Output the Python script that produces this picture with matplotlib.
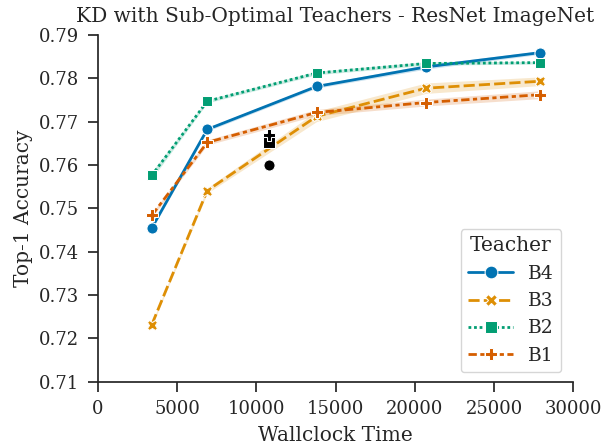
import numpy as np
import matplotlib
matplotlib.use("Agg")
import matplotlib.pyplot as plt
import seaborn as sns

sns.set_theme(style="ticks", font="serif", palette="colorblind")
plt.rcParams['font.family'] = ['DejaVu Serif']

teachers = ['B4', 'B3', 'B2', 'B1']
wallclock = [3400, 6900, 13800, 20700, 27900]
acc = {
    'B4': [0.7455, 0.7682, 0.7781, 0.7826, 0.7859],
    'B3': [0.7232, 0.7541, 0.7712, 0.7777, 0.7793],
    'B2': [0.7576, 0.7747, 0.7812, 0.7834, 0.7836],
    'B1': [0.7484, 0.7652, 0.7721, 0.7744, 0.7762],
}
band = {
    'B4': [0.0004, 0.0004, 0.0004, 0.0005, 0.0004],
    'B3': [0.0004, 0.0006, 0.0012, 0.0012, 0.0010],
    'B2': [0.0008, 0.0004, 0.0004, 0.0004, 0.0003],
    'B1': [0.0005, 0.0006, 0.0007, 0.0008, 0.0009],
}
# single-run reference points
ref_x = [10800, 10800, 10800]
ref_y = [0.7600, 0.7654, 0.7668]
ref_markers = ['o', 's', 'P']

colors = {'B4': '#0173b2', 'B3': '#de8f05', 'B2': '#029e73', 'B1': '#d55e00'}
markers = {'B4': 'o', 'B3': 'X', 'B2': 's', 'B1': 'P'}
dashes = {'B4': (None, None), 'B3': (4, 1.5), 'B2': (1, 1), 'B1': (3, 1.25, 1.5, 1.25)}
msize = {'B4': 8, 'B3': 7.5, 'B2': 7, 'B1': 8}

fig = plt.figure(figsize=(6.03, 4.47), dpi=100)
ax = fig.add_axes([0.1625, 0.146, 0.788, 0.776])

for t in teachers:
    y = np.array(acc[t])
    b = np.array(band[t])
    ax.fill_between(wallclock, y - b, y + b, color=colors[t], alpha=0.2, lw=0)
    line, = ax.plot(wallclock, y, color=colors[t], marker=markers[t], ms=msize[t],
                    mec='white', mew=0.75, lw=2, label=t)
    if dashes[t][0] is not None:
        line.set_dashes(dashes[t])

for x, y, m in zip(ref_x, ref_y, ref_markers):
    ax.plot(x, y, marker=m, color='black', ms=8, mec='white', mew=0.75, ls='none')

ax.set_xlim(0, 30000)
ax.set_ylim(0.71, 0.79)
ax.set_xticks(np.arange(0, 30001, 5000))
ax.set_yticks(np.arange(0.71, 0.7901, 0.01))
ax.set_yticklabels(['%.2f' % v for v in np.arange(0.71, 0.7901, 0.01)])
ax.tick_params(labelsize=13, length=7, width=1.25, pad=6.5)
for s in ax.spines.values():
    s.set_linewidth(1.25)
ax.set_xlabel('Wallclock Time', fontsize=14.5, labelpad=5.5)
ax.set_ylabel('Top-1 Accuracy', fontsize=14.5)
ax.set_title('KD with Sub-Optimal Teachers - ResNet ImageNet', fontsize=14.5, pad=9)
sns.despine(ax=ax)

leg = ax.legend(title='Teacher', loc='lower right', fontsize=13.5, title_fontsize=14.5,
                bbox_to_anchor=(0.995, 0.0), handlelength=2.4, markerscale=1.15)

fig.savefig('out.png', dpi=100)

***

What is asked:
Repeat the listing above from its first line through the line that contains "plt.rcParams['font.family'] = ['DejaVu", both included, and nothing more. Drop the pictures.

Solution below:
Output the Python script that produces this picture with matplotlib.
import numpy as np
import matplotlib
matplotlib.use("Agg")
import matplotlib.pyplot as plt
import seaborn as sns

sns.set_theme(style="ticks", font="serif", palette="colorblind")
plt.rcParams['font.family'] = ['DejaVu Serif']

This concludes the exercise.